TASK DESCRIPTION:
Search the listing for "chart" and copy every line where it appears.
>>>
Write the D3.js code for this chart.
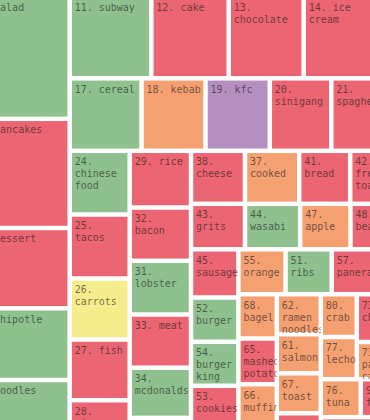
<!DOCTYPE html>
<html>
<head>
<meta charset="utf-8">
<script src="https://cdn.jsdelivr.net/npm/d3@7"></script>
<style>
  body { margin: 0; background: #fff; overflow: hidden; }
  svg { display: block; }
  .lbl { font-family: "DejaVu Sans Mono", monospace; font-size: 10px; fill: rgba(25, 25, 25, 0.62); }
</style>
</head>
<body>
<div id="chart"></div>
<script>

// --- Daten ------------------------------------------------------------------ //

var labels = [
    '1. salad', '2. pancakes', '3. dessert', '4. chipotle', '5. noodles',
    '11. subway', '12. cake', '13. chocolate', '14. ice cream',
    '17. cereal', '18. kebab', '19. kfc', '20. sinigang', '21. spaghetti',
    '24. chinese food', '25. tacos', '26. carrots', '27. fish', '28. pizza',
    '29. rice', '32. bacon', '31. lobster', '33. meat', '34. mcdonalds', '35. pasta',
    '38. cheese', '37. cooked', '41. bread', '42. french toast',
    '43. grits', '44. wasabi', '47. apple', '48. beans',
    '45. sausage', '52. burger', '54. burger king', '53. cookies',
    '55. orange', '51. ribs', '57. panera',
    '68. bagel', '65. mashed potato', '66. muffin',
    '62. ramen noodles', '61. salmon', '67. toast', '70. steak',
    '80. crab', '77. lechon', '73. chicken', '71. pancit canton',
    '76. tuna', '90. fries', '85. ham'
];

var values = [
    12120, 10778, 7926, 7077, 4343,
    6716, 6370, 6173, 5868,
    5206, 4640, 4662, 4459, 3168,
    3822, 3840, 3660, 3642, 1428,
    3476, 3267, 3292, 3261, 3077, 374,
    2862, 2873, 2703, 1314,
    2457, 2512, 2289, 1115,
    2285, 2100, 2086, 1811,
    2115, 2074, 1944,
    1701, 1755, 1528,
    1760, 1720, 1756, 475,
    1541, 1519, 870, 677,
    1520, 540, 369
];

// g = gruen, r = rot, o = orange, p = lila, y = gelb
var kinds = [
    'g', 'r', 'r', 'g', 'g',
    'g', 'r', 'r', 'r',
    'g', 'o', 'p', 'r', 'r',
    'g', 'r', 'y', 'r', 'r',
    'r', 'r', 'g', 'r', 'g', 'r',
    'r', 'o', 'r', 'r',
    'r', 'g', 'o', 'r',
    'r', 'g', 'g', 'r',
    'o', 'g', 'r',
    'o', 'r', 'o',
    'o', 'o', 'o', 'r',
    'o', 'o', 'r', 'o',
    'o', 'r', 'r'
];

var kindNames = ['g', 'r', 'o', 'p', 'y'];
var kindColors = ['#8fc18f', '#ec6572', '#f4a071', '#b58fc0', '#f5ec8b'];

// Streifen: h = nebeneinander, v = untereinander (Indizes in labels)
var strips = ['h', [
    ['v', [0, 1, 2, 3, 4]],
    ['v', [
        ['h', [5, 6, 7, 8]],
        ['h', [9, 10, 11, 12, 13]],
        ['h', [
            ['v', [14, 15, 16, 17, 18]],
            ['v', [19, 20, 21, 22, 23, 24]],
            ['v', [
                ['h', [25, 26, 27, 28]],
                ['h', [29, 30, 31, 32]],
                ['h', [
                    ['v', [33, 34, 35, 36]],
                    ['v', [
                        ['h', [37, 38, 39]],
                        ['h', [
                            ['v', [40, 41, 42]],
                            ['v', [43, 44, 45, 46]],
                            ['v', [
                                ['h', [['v', [47, 48]], ['v', [49, 50]]]],
                                ['h', [51, 52]],
                                ['h', [53]]
                            ]]
                        ]]
                    ]]
                ]]
            ]]
        ]]
    ]]
]];


// --- Hierarchie bauen ---------------------------------------------------------- //

function toNode(s) {
    if (typeof s === 'number') {
        return { i: s };
    }
    return { dir: s[0], children: s[1].map(toNode) };
}

function tile(node, x0, y0, x1, y1) {
    if (node.data.dir == 'h') {
        d3.treemapDice(node, x0, y0, x1, y1);
    } else {
        d3.treemapSlice(node, x0, y0, x1, y1);
    }
}


// --- Zeichnen -------------------------------------------------------------------- //

var width = 370;
var height = 420;
var offX = -29;
var offY = -4;
var gap = 2.25;
var charW = 6.02;
var lineH = 12;

var color = d3.scaleOrdinal().domain(kindNames).range(kindColors);

var root = d3.hierarchy(toNode(strips))
    .sum(function (d) { return d.children ? 0 : values[d.i]; });

d3.treemap()
    .size([404, 428])
    .tile(tile)
    .round(false)(root);

var svg = d3.select('#chart').append('svg')
    .attr('width', width)
    .attr('height', height);

svg.append('rect')
    .attr('width', width)
    .attr('height', height)
    .attr('fill', '#fff');

var defs = svg.append('defs');
var plot = svg.append('g')
    .attr('transform', 'translate(' + offX + ',' + offY + ')');

var leaves = root.leaves();

leaves.forEach(function (leaf) {
    var i = leaf.data.i;
    defs.append('clipPath')
        .attr('id', 'clip' + i)
        .append('rect')
        .attr('x', leaf.x0)
        .attr('y', leaf.y0)
        .attr('width', leaf.x1 - leaf.x0)
        .attr('height', leaf.y1 - leaf.y0);
});

var cells = plot.selectAll('g.cell')
    .data(leaves)
    .enter().append('g')
    .attr('class', 'cell');

cells.append('rect')
    .attr('x', function (d) { return d.x0 + gap; })
    .attr('y', function (d) { return d.y0 + gap; })
    .attr('width', function (d) { return Math.max(0, d.x1 - d.x0 - 2 * gap); })
    .attr('height', function (d) { return Math.max(0, d.y1 - d.y0 - 2 * gap); })
    .attr('fill', function (d) { return color(kinds[d.data.i]); });

// Zeilenumbruch wie in einem div
function wrap(text, w) {
    var avail = w - 8;
    var words = text.split(' ');
    var lines = [];
    var line = '';
    words.forEach(function (word) {
        var test = line ? line + ' ' + word : word;
        if (line && test.length * charW > avail) {
            lines.push(line);
            line = word;
        } else {
            line = test;
        }
    });
    if (line) { lines.push(line); }
    return lines;
}

cells.each(function (d) {
    var i = d.data.i;
    var lines = wrap(labels[i], d.x1 - d.x0);
    var t = d3.select(this).append('text')
        .attr('class', 'lbl')
        .attr('clip-path', 'url(#clip' + i + ')');
    lines.forEach(function (l, k) {
        t.append('tspan')
            .attr('x', d.x0 + 5)
            .attr('y', d.y0 + 14.5 + k * lineH)
            .text(l);
    });
});

</script>
</body>
</html>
<<<
RESULT OF THE TASK:
Write the D3.js code for this chart.
<div id="chart"></div>
var svg = d3.select('#chart').append('svg')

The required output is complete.